Gerichte weisen Klage ab
Die Gerichte folgten ihrer Argumentation nicht. Wie schon das Arbeitsgericht Essen in I. Instanz wies auch das Landesarbeitsgericht Düsseldorf im Berufungsverfahren die Klage ab. Im Zeitraum der Kurzarbeit „Null“ erwarb die Klägerin nach Auffassung des LAG keinen Urlaubsanspruch.
Das LAG argumentiert, dass Zweck des Urlaubs die Erholung des Arbeitnehmers sei. Dies setze eine Verpflichtung zur Arbeitsleistung voraus, die während Kurzarbeit „Null“ nicht bestehe. Zudem diene Kurzarbeit dem Erhalt des Arbeitsplatzes und damit durchaus den Interessen der Arbeitnehmer.
Kompliziert wird es allerdings bei der Berechnung der Anzahl der Urlaubstage unter Berücksichtigung von Kurzarbeit:
Für Zeiträume von Kurzarbeit reduziere sich der Urlaubsanspruch automatisch nach der Formel:
Gesamturlaubsanspruch für das Kalenderjahr x Anzahl der Tage mit Arbeitspflicht / 312 Tage.
Als Gesamturlaubsanspruch für das Kalenderjahr legt das LAG in seiner Formel den Urlaubsanspruch für Mitarbeiter mit sechs Werktagen zugrunde, offenbar weil der gesetzliche Urlaubsanspruch von 24 Tagen auf Basis einer sechs-Tage-Woche berechnet ist oder weil Vollzeitbeschäftigte in Bäckereien an 6 Tagen in der Woche arbeiten. Entsprechend teilt es am Ende der Formel auch durch 6 Tage x 52 Wochen = 312 maximal mögliche Arbeitstage.
Das LAG berechnet auch den freiwillig gewährten Mehrurlaub in den Gesamturlaubsanspruch des Mitarbeiters ein, soweit für diesen nicht für den Fall von Kurzarbeit „Null“ ausnahmsweise besondere Regelungen gelten. Das Ergebnis muss ggf. (ab 0,5) aufgerundet werden (§ 5 Abs. 2 BUrlG).
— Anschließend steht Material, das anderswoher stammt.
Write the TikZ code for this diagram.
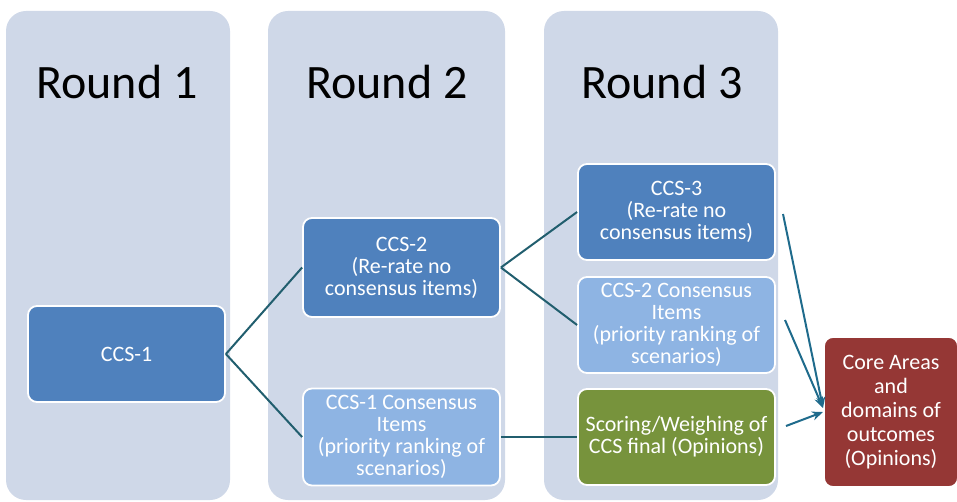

Kein Verstoß gegen EU-Recht
Das LAG sieht seine Entscheidung als in Übereinstimmung mit Europäischem Recht und der Rechtsprechung des EuGH, nach der auch in Vollzeit beschäftigte Arbeitnehmer während Kurzarbeit als „vorübergehend teilzeitbeschäftigte Arbeitnehmer“ anzusehen seien, so das sich ihr Urlaubsanspruch pro rata temporis reduziere.
Keine Rechtskraft
Das LAG hat die Revision zugelassen.
Offene Fragen
Nach der Formel und dem Hinweis auf die Rechtsprechung des EuGH könnte sich allerdings Urlaub auch reduzieren, wenn nicht in Kurzarbeit Null gearbeitet wurde, sondern Kurzarbeit in Gestalt einer Reduzierung der Anzahl der Arbeitstage pro Woche auf mehr als Null erfolgte. Dazu äußert sich das LAG nicht ausdrücklich, weil es im vorliegenden Fall nicht darauf ankam. Die vom LAG gezogene Analogie zu „anderen Teilzeittatbeständen“ spricht aber dafür.
Die Frage, ob durch Kurzarbeit auch der Urlaubsanspruch anteilig reduziert wird, ist rechtlich umstritten. Das Landesarbeitsgericht Düsseldorf hat die Revision zugelassen, so dass die Frage letztlich wohl vom Bundesarbeitsgericht geklärt werden muss. Arbeitgebern empfehlen wir die Reduzierung des Urlaubsanspruchs bei Kurzarbeit „Null“ vertraglich zu regeln, um auf der sicheren Seite zu sein.
Das LAG geht in seiner Entscheidung von „vereinbarter“ Kurzarbeit aus. Soweit Kurzarbeit nicht wirksam mit dem Arbeitnehmer vereinbart oder anders rechtswirksam eingeführt wurde, sondern etwa den Arbeitnehmern einseitig aufgezwungen, kommt eine Reduzierung des Urlaubs nicht in Betracht und es drohen noch ganz andere Rechtsfolgen.